In Wisconsin, trout streams in the western part of the state are open for catch-and-release fishing on the first Saturday in Jan. (Jan. 5, 2019) until the regular season begins on the first Saturday in May (May 4, 2019). Regulations vary widely in the rest of the state, with select streams in some counties open to catch-and-release fishing and others closed until the harvest season begins. Follow the link to the Wisconsin DNR website at the end of this article for more information.

Fishing tips

Since water from limestone springs maintains a fairly constant water temperature throughout the year, Driftless area streams are warmer than freestone creeks during winter. Resident trout still get lethargic during winter, though, and anglers should target deeper pools and fish more slowly in cold water than they would during the regular trout season.

Most fly anglers opt for a dead-drift presentation. A small bead-head nymph fished beneath a strike indicator ranks among the most popular fly-fishing presentations. Classic patterns like the pheasant tail, hare’s ear and prince nymphs in sizes ranging from #14 to #20 imitate a variety of aquatic invertebrates that trout eat throughout the year. Small midge patterns are also effective, and midge larvae imitations are often used in conjunction with a larger weighted nymph pattern.

Flies that imitate scuds are among the most productive patterns throughout the season on area streams, including winter. And don’t overlook streamers. The classic wooly bugger and other baitfish or leach imitations account for some of the largest brown trout caught each winter. Cast down and across to swing streamers through deep pools, or cast upstream and slowly strip them back along the bottom. Again, low and slow is one key to cold-water fishing success.

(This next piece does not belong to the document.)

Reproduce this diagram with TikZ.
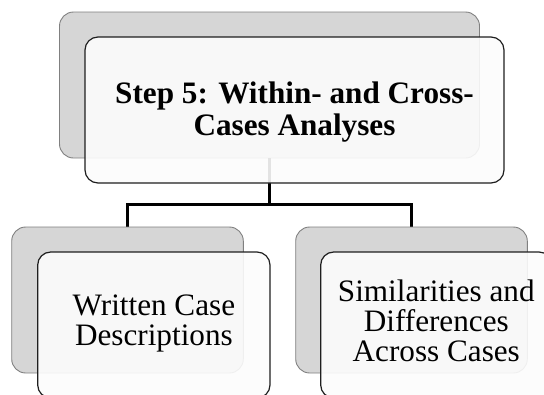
\documentclass[tikz,border=0pt]{standalone}
\usepackage{fontspec}
\setmainfont{Liberation Serif}
\begin{document}
\begin{tikzpicture}[x=1pt,y=-1pt,
  backcard/.style={draw=black!50, line width=0.9pt, fill=black!16, rounded corners=14pt},
  frontcard/.style={draw=black!88, line width=1.2pt, fill=black!1, fill opacity=0.9, rounded corners=13pt},
  link/.style={draw=black, line width=3pt},
  headtext/.style={font=\fontsize{31.2}{31.7}\selectfont\bfseries, align=center, inner sep=0pt},
  leaftext/.style={font=\fontsize{31.2}{30}\selectfont, align=center, inner sep=0pt}]
\useasboundingbox (0,0) rectangle (544,394);
\clip (0,0) rectangle (544,394);

% top card: shadow card, connectors, then the front card
\draw[backcard] (59.5,12) rectangle (479.5,158);
\coordinate (topout) at (269.5,158);
\coordinate (bus) at (269.5,204.5);
\coordinate (busL) at (127.5,204.5);
\coordinate (busR) at (411.5,204.5);
\coordinate (leftin) at (127.5,227);
\coordinate (rightin) at (411.5,227);
\draw[link] (topout) -- (bus);
\draw[link] (leftin) -- (busL) -- (busR) -- (rightin);
\draw[frontcard] (85,37) rectangle (504,183);
\node[headtext] (head) at (294.5,111.8) {Step 5: Within- and Cross-\\Cases Analyses};

% left child
\draw[backcard] (11.7,227) rectangle (243.3,373);
\draw[frontcard] (37.7,252) rectangle (270,398);
\node[leaftext] (written) at (153.9,323.6) {Written Case\\Descriptions};

% right child
\draw[backcard] (295.7,227) rectangle (527.3,373);
\draw[frontcard] (320.7,252) rectangle (552,398);
\node[leaftext] (similar) at (436.3,321.3) {Similarities and\\Differences\\Across Cases};
\end{tikzpicture}
\end{document}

Anglers wielding spinning gear should follow the same guidelines. Inline spinners are the most popular lure option, but small spoons and crankbaits are also effective. Weighted minnowbaits can be “counted down” to a specific depth then slowly retrieved through deep pools, runs and other trout-holding habitat. Big trout usually ignore minuscule insect imitations, but often pounce on anything resembling a fleeing baitfish.

Whether using flies or lures, consider pinching down hook barbs to make them easier to remove from fish. This is especially important during the catch-and-release season, but it’s a good practice throughout the year. And while you’re at it, replace the treble hooks factory rigged on most lures with round-bend single hooks a size larger than the stock trebles.

Livebait is allowed on some streams during the catch-and-release season, but anglers should exercise caution. Stream trout take natural baits with confidence, and the hook is often lodged deep in the gullet where it’s difficult to remove without causing mortal harm. Flies and lures result in much lower post-release mortality rates than bait.

Here are a few additional tips from the Minnesota DNR to safely handle and release trout:

  • Release trout immediately.

  • Play and land trout quickly. Tired, stressed fish don't survive well when released.

  • Handle trout gently, keeping it in the water as much as possible. Unhooking the trout without lifting it from the water is best.

  • Remove hooks with needle-nosed pliers or forceps. Using barbless hooks makes releasing trout much easier.

  • If a trout is hooked deeply, cut the line and release the fish. The hook will eventually dissolve, leaving the trout unharmed.